On January 31 2007, 11:38 PM, brooksybrooks1 wrote:i guess i agree to an extent, i think it's good that you can go send your dog on anyone regardless of whether or not they are agitating, because in real life they probably aren't going to be, but at the same time, i feel like the appropriate way of dealing with that would be a bark and hold. the dog goes up, sends a pretty clear message, and then if the person does something to warrant it the dog acts, but i don't believe that if the person is just standing there minding their own business they really should be attacked. training like that seems like a liability, like your dog won't know the difference between a threat and what's not a threat.
i agree that you should be able to send your dog on anyone anytime and that it does take a lot of training to get a dog there, but at the same time i feel like blindly sending a dog to attack someone who isn't doing anything to deserve it only teaches the dog that he can act upon an unneccessary show of force, and that it would in fact take much more control to send a dog on a bark and hold than to train them to just run in and try to maul someone minding their own business. most of the training my dog recieves is from people he knows well and he doesn't hesitate to put them in their place in training so i'm not too worried about him not attacking someone just because they are friends.
i can see the muzzling in the crowd as a safety measure, but i just kinda think that it could allow unsafe dogs to compete. i don't know. i'm not attacking the sport, i think there are several good things about it and many less formal, more realistic aspects of it than say sch, but i just need a little reassurance that this sport isn't fostering unbalanced dogs.
On February 01 2007, 2:17 PM, brooksybrooks1 wrote:i planned on competing in an event in fort collins in september, and i'll talk to this guy john who is a decoy for the sport but who also trains with our schutzhund club more about it. i think that the biggest part of a bark and hold is that the dog holds the person still, if they make any movements or do anything shady, like try to shoot the dog or handler, the dog attacks, but at the same time there's two different commands for a b&h and just an attack, but usually an attack is associated with an attempted escape or an attack on the handler or the dog. i'm just more comfortable knowing that my dog doesn't think a stationary person is a threat. what if i came in and a friend of mine who i didn't expect to be there is sitting on my couch like in your scenario? i don't want my dog to attack him just because he's there and i'm surprised by his being there. i guess i'll just get to know it better and if i still don't agree with the muzzled attack in psa III i'll just not compete at that level.
On January 22 2007, 22:42, brooksybrooks1 wrote:i took a bite from knox once, he was a little confused like, "hey, i thought we were bff?!" and then he did not hesitate! i like to think he took it easy on me, but it was a really cool experience. neither of us held a grudge!
On February 02 2007, 2:53 PM, mnp13 wrote:I have never met John, however, "just decoying" for training is far from "being a PSA decoy." If that were the case, then you could consider me a PSA decoy - and I'm far from it (as a few people here know! Hey, I can only do my best... in a short sleeve jacket and pants that are 6 inches too long no less! )

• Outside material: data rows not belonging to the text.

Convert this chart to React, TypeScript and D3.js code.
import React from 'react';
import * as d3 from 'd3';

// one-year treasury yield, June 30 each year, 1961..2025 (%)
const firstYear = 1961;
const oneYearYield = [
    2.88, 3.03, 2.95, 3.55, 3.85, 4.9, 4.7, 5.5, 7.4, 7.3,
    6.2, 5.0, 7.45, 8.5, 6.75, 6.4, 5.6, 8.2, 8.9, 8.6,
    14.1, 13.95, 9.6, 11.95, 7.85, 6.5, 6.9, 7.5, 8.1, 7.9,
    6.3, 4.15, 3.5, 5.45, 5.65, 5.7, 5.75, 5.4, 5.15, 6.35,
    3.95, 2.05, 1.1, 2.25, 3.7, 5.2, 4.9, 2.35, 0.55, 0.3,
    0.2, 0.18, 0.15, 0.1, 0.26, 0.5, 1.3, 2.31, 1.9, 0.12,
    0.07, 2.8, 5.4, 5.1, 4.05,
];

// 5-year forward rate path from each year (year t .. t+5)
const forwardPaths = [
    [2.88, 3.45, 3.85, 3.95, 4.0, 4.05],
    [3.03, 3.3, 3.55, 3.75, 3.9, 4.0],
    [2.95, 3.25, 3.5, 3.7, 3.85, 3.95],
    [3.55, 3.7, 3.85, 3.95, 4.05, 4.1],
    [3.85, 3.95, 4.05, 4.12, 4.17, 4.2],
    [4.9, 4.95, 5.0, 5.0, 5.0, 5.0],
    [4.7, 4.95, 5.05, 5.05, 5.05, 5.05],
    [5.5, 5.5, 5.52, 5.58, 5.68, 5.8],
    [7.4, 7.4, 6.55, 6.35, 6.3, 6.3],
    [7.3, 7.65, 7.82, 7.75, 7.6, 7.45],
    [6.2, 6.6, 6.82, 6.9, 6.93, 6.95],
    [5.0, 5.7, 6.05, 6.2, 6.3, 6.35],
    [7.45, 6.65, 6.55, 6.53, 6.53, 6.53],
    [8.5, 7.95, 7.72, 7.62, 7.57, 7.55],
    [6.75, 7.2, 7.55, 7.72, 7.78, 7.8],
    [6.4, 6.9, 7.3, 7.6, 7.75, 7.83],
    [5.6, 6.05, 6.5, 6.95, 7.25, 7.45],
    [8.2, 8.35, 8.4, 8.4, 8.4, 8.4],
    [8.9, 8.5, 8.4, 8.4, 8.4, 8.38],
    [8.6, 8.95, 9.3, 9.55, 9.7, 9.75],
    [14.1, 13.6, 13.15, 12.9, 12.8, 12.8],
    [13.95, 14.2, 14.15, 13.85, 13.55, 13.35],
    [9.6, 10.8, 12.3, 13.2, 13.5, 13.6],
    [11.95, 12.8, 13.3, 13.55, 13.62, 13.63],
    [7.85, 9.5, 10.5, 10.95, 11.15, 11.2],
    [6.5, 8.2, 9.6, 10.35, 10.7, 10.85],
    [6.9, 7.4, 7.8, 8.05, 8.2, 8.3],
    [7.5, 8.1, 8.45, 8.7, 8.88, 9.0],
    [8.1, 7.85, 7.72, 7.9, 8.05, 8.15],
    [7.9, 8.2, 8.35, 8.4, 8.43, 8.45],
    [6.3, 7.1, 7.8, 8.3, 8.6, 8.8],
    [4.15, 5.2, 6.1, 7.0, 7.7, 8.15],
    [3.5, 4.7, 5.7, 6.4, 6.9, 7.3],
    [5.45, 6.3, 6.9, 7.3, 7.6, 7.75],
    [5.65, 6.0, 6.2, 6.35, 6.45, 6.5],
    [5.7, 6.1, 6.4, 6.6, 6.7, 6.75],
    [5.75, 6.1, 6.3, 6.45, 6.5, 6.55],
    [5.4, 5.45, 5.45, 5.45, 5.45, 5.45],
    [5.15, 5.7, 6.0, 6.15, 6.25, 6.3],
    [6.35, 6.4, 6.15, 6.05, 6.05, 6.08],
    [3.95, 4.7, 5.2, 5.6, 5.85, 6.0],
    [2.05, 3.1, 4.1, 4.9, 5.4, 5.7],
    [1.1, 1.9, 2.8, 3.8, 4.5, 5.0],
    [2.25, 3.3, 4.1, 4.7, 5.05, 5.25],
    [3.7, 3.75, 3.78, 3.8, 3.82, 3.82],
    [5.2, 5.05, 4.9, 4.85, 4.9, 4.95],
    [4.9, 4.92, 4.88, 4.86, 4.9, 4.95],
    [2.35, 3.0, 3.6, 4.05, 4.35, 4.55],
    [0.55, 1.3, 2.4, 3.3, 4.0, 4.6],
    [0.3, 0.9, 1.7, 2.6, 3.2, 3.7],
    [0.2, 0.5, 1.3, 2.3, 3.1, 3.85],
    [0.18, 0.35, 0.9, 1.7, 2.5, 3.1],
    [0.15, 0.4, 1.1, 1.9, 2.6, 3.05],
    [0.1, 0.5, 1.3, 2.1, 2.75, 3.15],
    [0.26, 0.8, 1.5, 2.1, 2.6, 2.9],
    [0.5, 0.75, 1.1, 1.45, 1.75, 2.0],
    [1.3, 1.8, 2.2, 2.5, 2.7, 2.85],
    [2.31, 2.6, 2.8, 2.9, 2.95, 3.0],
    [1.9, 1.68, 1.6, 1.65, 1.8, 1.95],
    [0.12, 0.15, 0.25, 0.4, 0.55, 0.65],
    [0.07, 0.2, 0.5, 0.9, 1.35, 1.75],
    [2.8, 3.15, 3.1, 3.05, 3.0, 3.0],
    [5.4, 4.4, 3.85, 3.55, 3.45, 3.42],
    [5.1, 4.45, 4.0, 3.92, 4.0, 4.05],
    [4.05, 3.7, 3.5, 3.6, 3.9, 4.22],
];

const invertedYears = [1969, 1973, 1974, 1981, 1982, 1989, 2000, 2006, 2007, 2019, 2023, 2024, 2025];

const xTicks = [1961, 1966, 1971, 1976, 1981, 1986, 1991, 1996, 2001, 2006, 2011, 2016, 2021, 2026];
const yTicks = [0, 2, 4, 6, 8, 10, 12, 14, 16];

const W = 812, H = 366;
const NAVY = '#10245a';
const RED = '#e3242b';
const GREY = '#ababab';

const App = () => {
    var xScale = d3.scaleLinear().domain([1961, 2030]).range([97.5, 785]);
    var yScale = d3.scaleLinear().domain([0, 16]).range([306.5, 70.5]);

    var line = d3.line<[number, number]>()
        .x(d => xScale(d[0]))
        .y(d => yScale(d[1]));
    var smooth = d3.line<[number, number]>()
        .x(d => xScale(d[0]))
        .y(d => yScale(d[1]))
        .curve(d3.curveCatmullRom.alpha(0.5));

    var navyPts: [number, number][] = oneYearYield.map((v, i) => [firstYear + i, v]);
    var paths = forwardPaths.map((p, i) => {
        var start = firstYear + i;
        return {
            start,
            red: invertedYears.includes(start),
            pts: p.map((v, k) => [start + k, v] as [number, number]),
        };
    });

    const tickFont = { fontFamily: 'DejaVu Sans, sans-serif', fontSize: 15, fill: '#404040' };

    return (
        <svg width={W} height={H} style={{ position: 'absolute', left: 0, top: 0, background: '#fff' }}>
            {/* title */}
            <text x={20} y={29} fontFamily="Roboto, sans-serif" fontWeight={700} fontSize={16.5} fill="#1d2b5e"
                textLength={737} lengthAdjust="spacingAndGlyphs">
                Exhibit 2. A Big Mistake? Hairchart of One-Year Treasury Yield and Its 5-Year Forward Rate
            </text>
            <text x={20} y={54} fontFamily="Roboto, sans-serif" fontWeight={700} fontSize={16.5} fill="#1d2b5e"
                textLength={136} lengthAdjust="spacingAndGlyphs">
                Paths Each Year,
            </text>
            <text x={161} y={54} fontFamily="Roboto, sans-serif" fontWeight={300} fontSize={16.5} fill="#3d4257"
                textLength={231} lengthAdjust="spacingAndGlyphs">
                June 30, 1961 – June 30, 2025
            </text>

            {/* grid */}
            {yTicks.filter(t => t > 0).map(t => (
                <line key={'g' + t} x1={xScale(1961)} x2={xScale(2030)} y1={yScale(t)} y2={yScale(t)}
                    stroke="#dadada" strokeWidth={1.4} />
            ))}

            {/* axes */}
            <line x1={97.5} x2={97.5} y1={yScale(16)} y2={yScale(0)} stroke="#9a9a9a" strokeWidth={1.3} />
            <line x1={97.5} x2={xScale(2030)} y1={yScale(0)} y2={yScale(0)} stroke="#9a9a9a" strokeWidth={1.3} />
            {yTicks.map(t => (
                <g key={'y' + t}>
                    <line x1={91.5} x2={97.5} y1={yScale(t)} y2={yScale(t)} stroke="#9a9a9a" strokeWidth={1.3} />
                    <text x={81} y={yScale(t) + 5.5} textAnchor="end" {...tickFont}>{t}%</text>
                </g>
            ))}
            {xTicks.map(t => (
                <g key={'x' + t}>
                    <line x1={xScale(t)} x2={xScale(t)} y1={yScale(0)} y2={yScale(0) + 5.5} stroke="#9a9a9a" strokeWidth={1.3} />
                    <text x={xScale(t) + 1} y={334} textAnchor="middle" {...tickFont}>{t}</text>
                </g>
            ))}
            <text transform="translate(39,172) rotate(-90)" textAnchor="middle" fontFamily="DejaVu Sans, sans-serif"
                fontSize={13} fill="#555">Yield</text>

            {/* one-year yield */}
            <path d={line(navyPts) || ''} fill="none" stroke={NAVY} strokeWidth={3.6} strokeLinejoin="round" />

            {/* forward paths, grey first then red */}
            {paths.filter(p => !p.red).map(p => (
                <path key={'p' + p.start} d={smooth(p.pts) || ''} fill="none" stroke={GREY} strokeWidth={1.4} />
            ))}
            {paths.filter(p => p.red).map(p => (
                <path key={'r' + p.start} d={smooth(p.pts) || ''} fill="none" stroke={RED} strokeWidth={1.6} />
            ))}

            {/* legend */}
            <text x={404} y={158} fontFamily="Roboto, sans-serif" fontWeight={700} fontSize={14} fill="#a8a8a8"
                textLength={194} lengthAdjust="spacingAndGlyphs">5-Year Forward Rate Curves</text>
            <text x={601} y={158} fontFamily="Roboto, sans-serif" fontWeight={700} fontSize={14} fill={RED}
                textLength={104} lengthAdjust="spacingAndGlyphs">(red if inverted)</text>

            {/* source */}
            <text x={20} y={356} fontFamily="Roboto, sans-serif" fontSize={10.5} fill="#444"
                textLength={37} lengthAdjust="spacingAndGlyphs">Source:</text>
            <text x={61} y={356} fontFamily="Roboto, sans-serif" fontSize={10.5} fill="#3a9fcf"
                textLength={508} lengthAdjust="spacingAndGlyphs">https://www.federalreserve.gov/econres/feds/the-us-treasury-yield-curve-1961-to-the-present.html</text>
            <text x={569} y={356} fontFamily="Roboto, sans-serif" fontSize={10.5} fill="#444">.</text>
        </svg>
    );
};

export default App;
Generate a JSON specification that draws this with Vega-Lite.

I would be very surprised if he felt that an attack on a passive person was unsafe - for a dog that is that level of course.
Look at your own post here:On January 22 2007, 22:42, brooksybrooks1 wrote:i took a bite from knox once, he was a little confused like, "hey, i thought we were bff?!" and then he did not hesitate! i like to think he took it easy on me, but it was a really cool experience. neither of us held a grudge!
You took a bite from a directed send by a dog that you know well. The dog didn't just "decide" to attack you. He was told to and his bite training overrode his "friendship" with you. That is not much different than a muzzle send on a passive decoy.
Demo works Riggs, and then horses around with him in my home. Chris has worked Riggs and Riggs wouldn't cross him for a steak, but when told to bite, he bites.
Like I said earlier, I feel that your dog even thinks about going after a passive person without a clear order to do so, I don't think that the dog has any business being trained in bitework. That is just a personal opinion, many people disagree with me and that's cool. Non-social dogs aren't a danger in the right hands, but in the right hands is essential.
A protection dog should never be allowed to make a judgement call, especially one that involves bitting.
i'm just more comfortable knowing that my dog doesn't think a stationary person is a threat. what if i came in and a friend of mine who i didn't expect to be there is sitting on my couch like in your scenario? i don't want my dog to attack him just because he's there and i'm surprised by his being there.
i guess i'll just get to know it better and if i still don't agree with the muzzled attack in psa III i'll just not compete at that level.
...the whole concern isn't that i think he could flyoff the handle and bite someone, but that by learning to attack someone passive he would get confused about threat vs no threat.
But I've actually had a very tough time with that very scenario. Because Jue's obedience is so strong I'm having a hard time getting him to leave a down stay to come help me without calling him first. He'll start to get up, then right back down. We are working on it though.